95 v 50.... Might want to check your figures chap.

Also I suspect that a few people I know would be mildly perturbed to say the least were you to tell them about the "cost to lives in the field" resulting from their "inability to do the job".

Squirrel 41 16th Jan 2011 10:38

WEBF,

Please listen.

The cost of maintaining a fleet has two elements:

- Variable cost based on the number of aircraft, aircrews, amount of flying, number of bases (including CVS)

- Fixed cost based on the cost of support (design, commercial, training, tactics, certification and engineering), and at least one base, at least one simulator

The cost per flight hour is the (Variable cost + Fixed Cost) / (Total Number of hours per year).

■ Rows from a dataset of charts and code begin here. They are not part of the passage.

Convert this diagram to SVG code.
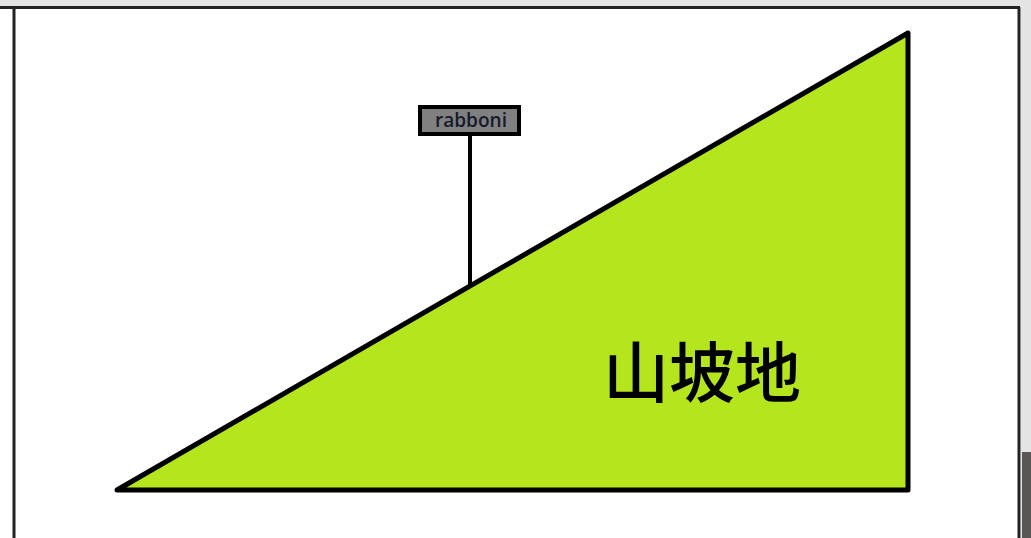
<svg xmlns="http://www.w3.org/2000/svg" width="1031" height="538" viewBox="0 0 1031 538">
<style>
.frame{stroke:#222;stroke-width:3;fill:none}
.slope{fill:#b5e61d;stroke:#000;stroke-width:5;stroke-linejoin:round}
.pole{stroke:#000;stroke-width:4}
.sign{fill:#808080;stroke:#000;stroke-width:4}
.sl{font-family:"Open Sans","Liberation Sans",sans-serif;font-size:19px;font-weight:600;fill:#141a2c}
.big{font-family:"Noto Sans CJK SC","Noto Sans CJK TC",sans-serif;font-size:66px;font-weight:500;fill:#000}
</style>
<rect x="0" y="0" width="1031" height="538" fill="#fff"/>
<rect x="0" y="0" width="1031" height="6" fill="#e4e4e4"/>
<rect x="1021" y="0" width="10" height="538" fill="#e4e4e4"/>
<rect x="1022" y="452" width="9" height="86" fill="#5a5656"/>
<g id="frame">
<line class="frame" x1="0" y1="7.5" x2="1020" y2="7.5"/>
<line class="frame" x1="14" y1="7" x2="14" y2="538"/>
<line class="frame" x1="1019" y1="7" x2="1019" y2="538"/>
</g>
<g id="slope">
<polygon class="slope" points="117,490 908,33 908,490"/>
<text class="big" x="603" y="397">山坡地</text>
</g>
<g id="connectors">
<line class="pole" x1="470" y1="135" x2="470" y2="286"/>
</g>
<g id="sign">
<rect class="sign" x="420" y="107" width="99" height="27"/>
<text class="sl" x="435" y="127" textLength="72" lengthAdjust="spacingAndGlyphs">rabboni</text>
</g>
</svg>
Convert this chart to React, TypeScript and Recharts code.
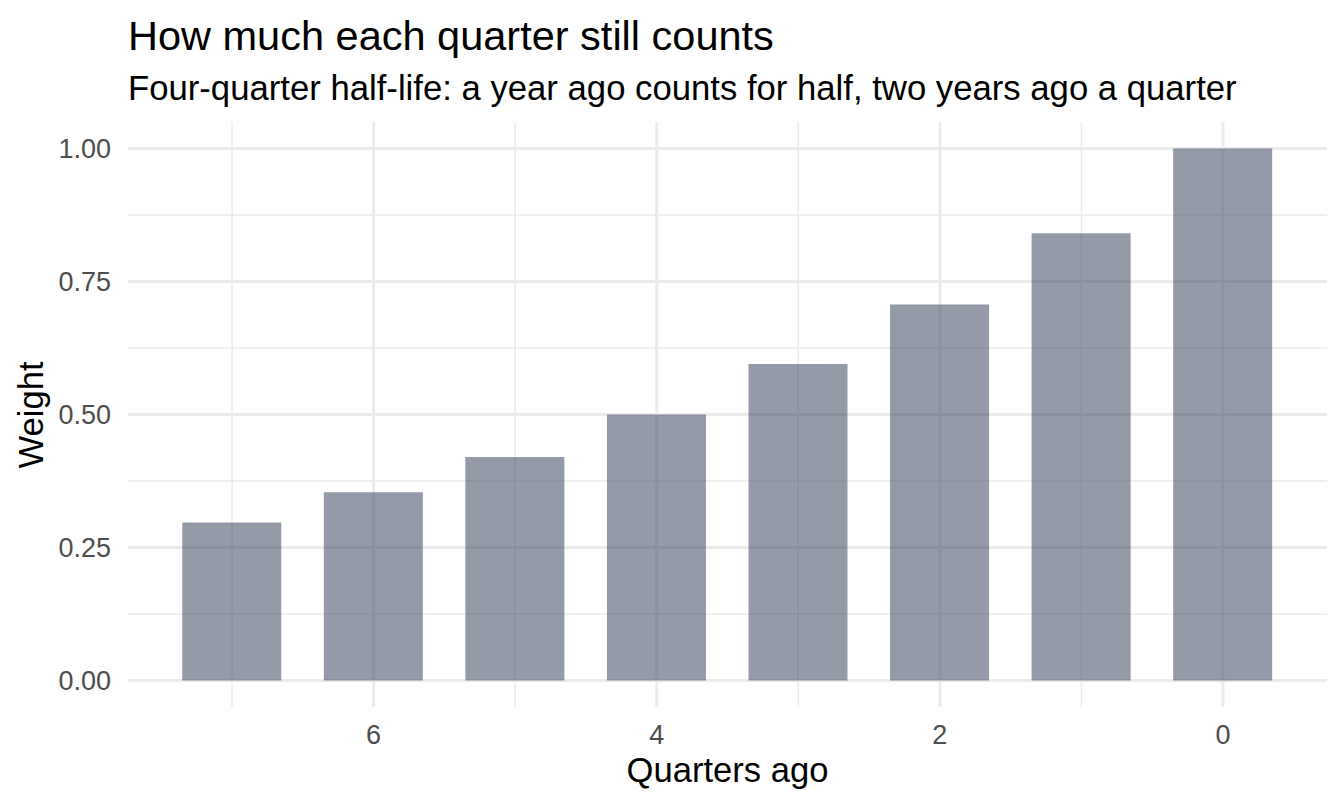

You can drive down the variable costs by reducing numbers and flying hours, but the Fixed costs remain, um, fixed. So if you were to cut Harriers one airframe at a time, the most expensive one would be the last one, because Fixed costs are an increasingly large percentage of the overall cost.

Therefore (as I've said before) the savings are made when you cut an entire fleet because the Fixed element goes as well. Having two small fleets (eg Tornado + Harrier) requires two lots of the fixed costs, driving the overall cost up.

So please; you, along with many of us, lament Harrier's passing. But if you're going to (pointlessly) rage against the dying of the light, at least do so from a position informed by the facts.